High costs mean Turkish producers have little flexibility to lower their prices.

“There is only so low Turkish material can go down and with higher freight costs, higher ratios and very little supply, they have been able to ensure a higher premium to South African material,” a second trader said. “I would say the lack of supply ex Zimbabwe, Albania and Pakistan is also a factor as they are competing with these countries for demand from the higher-grade buyers.”

Good demand
Apart from the supply issue, demand for Turkish chrome ore has improved after high ferro-chrome prices have incentivized smelters to use chrome ore with a high chrome-to-iron ratio to increase their alloy output.

“Smelters are trying their best to improve their output to lock in today’s fat profits, which led to increased buying appetite for Turkish ore, as well as other high-grade material,” a chrome ore trader source said.

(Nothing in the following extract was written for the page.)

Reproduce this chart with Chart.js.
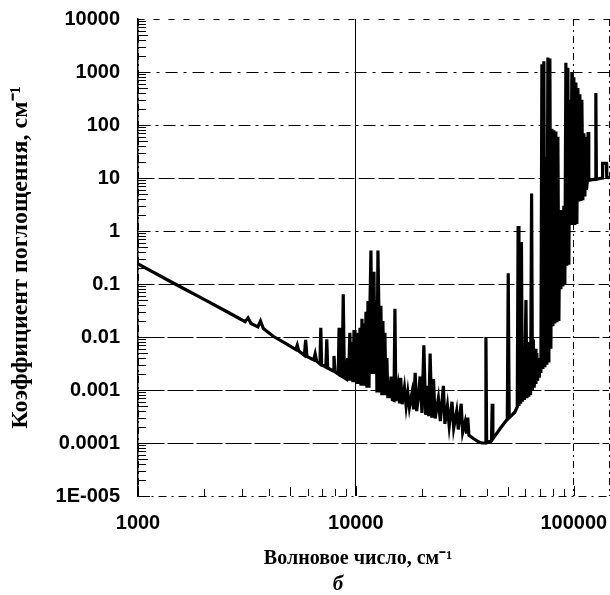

Additionally, the usage of high-grade chrome ore can help smelters in Inner Mongolia, an autonomous region of northern China, where there are restrictions on energy consumption, Fastmarkets heard.

“Inner Mongolia has set maximum consumption of energy and electricity for each smelter, hence many of them prefer to use high-grade ore or ore with higher chrome-to-iron ratio because they get more alloy output per each kilowatt-hour they consume,” a ferro-chrome trader said.

Improved demand for Turkish material as well high costs mean Turkish producers have sought to maintain their prices.

And the current price premium of Turkish lumpy to UG2 ore can be expected to remain as long as Chinese consumers need higher grade material, according to market participants.

“This will continue. And if Chinese customers put more pressure on the prices, soon they will not be able to find any high grade materials,” the second Turkish ore producer said. “The miners just want compensation for the freight nothing else.”

Market participants have voiced differing opinions about the volumes of material that Turkish producers will sell and whether they can reclaim some market share from South African producers.

“I expect the Chinese will buy more and buy high-quality chrome in order to lower their electricity usage or UG2 will fall further in price,” the first producer source said.

But other market participants doubted whether the share of Turkish lumpy in the market can increase especially if prices cannot come down.

“While Turkey used to be the biggest supplier of ore to China, consumers have learned to live without it,” a South African ore producer source said. “There is no doubt, Turkish producers face higher costs, which they have tried to pass on through higher prices. However, consumers have moved away from their material so it is destroying demand.”